Often an Act will have a table of contents at the front that gives the titles of the sections, parts and divisions, and an index at the back. Sometimes there is also a schedule at the back of an Act. Schedules may contain definitions, tables, forms for court documents and other information.

Finding common law

Common law (the significant decisions of courts) is often contained in law reports, which are bound books of (usually higher) court decisions.

Several dozen series of law reports are published. Each series of reports has a different name, and each series contains decisions of different courts. Series of law reports are expensive to buy (sometimes costing thousands of dollars), and for this reason most people accessing law reports will do so via a law library or the internet.

All law reports arrange the reported cases chronologically, but the arrangement of the cases into volumes varies with the series. For example, some series of reports may arrange volumes by year, having perhaps one or two volumes in each year, while other series of reports may simply number each volume sequentially without reference to the year of the reported decisions contained within. It is important to know how a specific series of reports arranges their volumes in this regard so as to easily find the reported decision you are looking for.

Most law reports contain the names of the parties to the dispute, a summary at the front of the case that lists the facts involved and the court’s decisions (a head note), the judgment of each judge quoted verbatim and the order of the court.

Understanding common law

When a reported case is referred to, a traditionally accepted shorthand reference is used. These case references are called citations. For example, the same case may be cited as Commonwealth v Anderson (1960) 105 CLR 303 or Commonwealth v Anderson [1961] ALR 354.

The differing citations show that this case has been reported in two law report series: the Commonwealth Law Reports (CLR) and the Australian Law Reports (ALR).

In the first citation, the 105 before the CLR shows the volume of the series that contains the case.
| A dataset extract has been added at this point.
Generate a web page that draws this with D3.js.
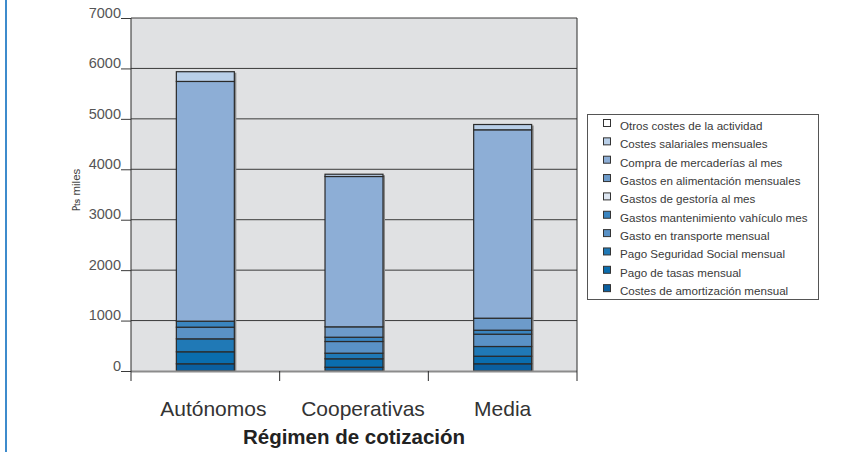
<!DOCTYPE html>
<html>
<head>
<meta charset="utf-8">
<script src="https://cdn.jsdelivr.net/npm/d3@7"></script>
<style>
  html, body { margin: 0; padding: 0; background: #ffffff; }
  svg { display: block; font-family: "Liberation Sans", Arial, sans-serif; }
</style>
</head>
<body>
<svg id="chart" width="865" height="452"></svg>
<script>
// Categories along the x axis
const categories = ["Autónomos", "Cooperativas", "Media"];

// Monthly cost components (thousands of pesetas), stacked bottom to top
const amortizacion   = [143, 75, 143];
const tasas          = [238, 167, 150];
const seguridadSocial= [257, 111, 193];
const transporte     = [231, 232, 244];
const mantenimiento  = [119, 85, 79];
const gestoria       = [0, 0, 0];
const alimentacion   = [0, 206, 238];
const compra         = [4754, 2981, 3736];
const salariales     = [193, 45, 105];
const otros          = [0, 0, 0];

// Series names, bottom of the stack first
const seriesNames = [
  "Costes de amortización mensual",
  "Pago de tasas mensual",
  "Pago Seguridad Social mensual",
  "Gasto en transporte mensual",
  "Gastos mantenimiento vahículo mes",
  "Gastos de gestoría al mes",
  "Gastos en alimentación mensuales",
  "Compra de mercaderías al mes",
  "Costes salariales mensuales",
  "Otros costes de la actividad"
];
const seriesValues = [amortizacion, tasas, seguridadSocial, transporte, mantenimiento,
                      gestoria, alimentacion, compra, salariales, otros];
const seriesColors = ["#0b5f9f", "#0a6dae", "#2079b6", "#5a92c6", "#3a85c0",
                      "#dde6f1", "#6d9bca", "#8daed6", "#b9cfe8", "#ffffff"];

const yTicks = [0, 1000, 2000, 3000, 4000, 5000, 6000, 7000];

// Build rows for d3.stack
const rows = categories.map((c, i) => {
  const r = { cat: c };
  seriesNames.forEach((s, k) => { r[s] = seriesValues[k][i]; });
  return r;
});
const stacked = d3.stack().keys(seriesNames)(rows);

const svg = d3.select("#chart");

const plot = { left: 131, right: 577, top: 18, bottom: 371 };

const x = d3.scaleBand().domain(categories).range([plot.left, plot.right]).padding(0);
const y = d3.scaleLinear().domain([0, 7000]).range([plot.bottom, plot.top]);
const barW = x.bandwidth() * 0.39;

// Page rule on the left edge
svg.append("line")
  .attr("x1", 6).attr("x2", 6).attr("y1", 0).attr("y2", 452)
  .attr("stroke", "#3d8bcc").attr("stroke-width", 2);

// Plot background
svg.append("rect")
  .attr("x", plot.left).attr("y", plot.top)
  .attr("width", plot.right - plot.left).attr("height", plot.bottom - plot.top)
  .attr("fill", "#e0e1e3");

// Horizontal gridlines with ticks on the left
const yAxis = d3.axisLeft(y).tickValues(yTicks).tickSize(10).tickPadding(0).tickFormat(d3.format("d"));
const yg = svg.append("g").attr("transform", `translate(${plot.left},0)`).call(yAxis);
yg.select(".domain").remove();
yg.selectAll(".tick line").attr("stroke", "#3a3a3a").attr("stroke-width", 1);
yg.selectAll(".tick text")
  .attr("fill", "#555").attr("font-size", 14.5).attr("dy", "-0.05em");

svg.append("g").selectAll("line.grid")
  .data(yTicks.filter(d => d > 0))
  .join("line")
  .attr("x1", plot.left).attr("x2", plot.right)
  .attr("y1", d => y(d)).attr("y2", d => y(d))
  .attr("stroke", "#3a3a3a").attr("stroke-width", 1);

// Bars
const barG = svg.append("g");
// soft shadow on the right of each bar
barG.selectAll("rect.shadow")
  .data(rows)
  .join("rect")
  .attr("x", d => x(d.cat) + (x.bandwidth() - barW) / 2 + 2)
  .attr("y", d => y(d3.sum(seriesNames, s => d[s])) + 1)
  .attr("width", barW)
  .attr("height", d => plot.bottom - y(d3.sum(seriesNames, s => d[s])))
  .attr("fill", "#8a8a8a");

stacked.forEach((layer, k) => {
  barG.append("g").selectAll("rect")
    .data(layer)
    .join("rect")
    .attr("x", d => x(d.data.cat) + (x.bandwidth() - barW) / 2)
    .attr("y", d => y(d[1]))
    .attr("width", barW)
    .attr("height", d => y(d[0]) - y(d[1]))
    .attr("fill", seriesColors[k])
    .attr("stroke", "#2a2a2a")
    .attr("stroke-width", 1.2);
});

// Baseline and frame
svg.append("line")
  .attr("x1", plot.left).attr("x2", plot.right)
  .attr("y1", y(0) + 0.5).attr("y2", y(0) + 0.5)
  .attr("stroke", "#8c8c8c").attr("stroke-width", 2);
svg.append("line")
  .attr("x1", plot.left).attr("x2", plot.left)
  .attr("y1", plot.top).attr("y2", 381)
  .attr("stroke", "#2a2a2a").attr("stroke-width", 1);
svg.append("line")
  .attr("x1", plot.right).attr("x2", plot.right)
  .attr("y1", plot.top).attr("y2", 381)
  .attr("stroke", "#2a2a2a").attr("stroke-width", 1);

// Category axis: ticks at band boundaries
const bounds = categories.map(c => x(c)).concat([plot.right]);
svg.append("g").selectAll("line.xt")
  .data(bounds.slice(1, -1))
  .join("line")
  .attr("x1", d => d).attr("x2", d => d)
  .attr("y1", plot.bottom).attr("y2", 381)
  .attr("stroke", "#2a2a2a");

// category labels sit a little right of the band centre, as in the layout
const labelShift = [8, 9, 0];
svg.append("g").selectAll("text.cat")
  .data(categories)
  .join("text")
  .attr("x", (d, i) => x(d) + x.bandwidth() / 2 + labelShift[i])
  .attr("y", 416)
  .attr("text-anchor", "middle")
  .attr("font-size", 21)
  .attr("fill", "#333")
  .text(d => d);

// Axis titles
svg.append("text")
  .attr("x", 354).attr("y", 444)
  .attr("text-anchor", "middle")
  .attr("font-size", 20.5)
  .attr("font-weight", "bold")
  .attr("fill", "#222")
  .text("Régimen de cotización");

svg.append("text")
  .attr("transform", "translate(80,190) rotate(-90)")
  .attr("text-anchor", "middle")
  .attr("font-size", 11.5)
  .attr("fill", "#444")
  .text("₧ miles");

// Legend
const lg = svg.append("g");
lg.append("rect")
  .attr("x", 587.5).attr("y", 114.5).attr("width", 231).attr("height", 185)
  .attr("fill", "#ffffff").attr("stroke", "#555").attr("stroke-width", 1);

const legendItems = seriesNames.map((s, k) => ({ name: s, color: seriesColors[k] })).reverse();
const li = lg.selectAll("g.item")
  .data(legendItems)
  .join("g")
  .attr("transform", (d, i) => `translate(0,${126 + i * 18.35})`);
li.append("rect")
  .attr("x", 603.5).attr("y", -6.5).attr("width", 7).attr("height", 7)
  .attr("fill", d => d.color).attr("stroke", "#333").attr("stroke-width", 1);
li.append("text")
  .attr("x", 620).attr("y", 4)
  .attr("font-size", 11.6)
  .attr("fill", "#3a3a3a")
  .text(d => d.name);
</script>
</body>
</html>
The second citation uses the date to show which volume of that series contains the case report.

Whenever the date of a case is cited in square brackets, it shows that a series adopts a sequence of yearly volumes rather than of numbered volumes. Where volumes are numbered other than by year, the date is placed in round brackets.

In both citations, the numbers 303 and 354 after the series refer to the respective pages of the volume at which the case is reported.

The citation R v Gassman [1961] Qd R 381 shows that this case is reported at page 381 in the 1961 volume of the Queensland Law Reports. The R is a shortened version of the Latin words Regina (the Queen) or Rex (the King), collectively meaning the Crown, and indicates a criminal case.

In ordinary language, a ‘v’ between the names of the parties involved in the case would normally indicate the word versus. However, in a legal citation, the ‘v’ stands for ‘and’ in civil cases and ‘against’ in criminal cases.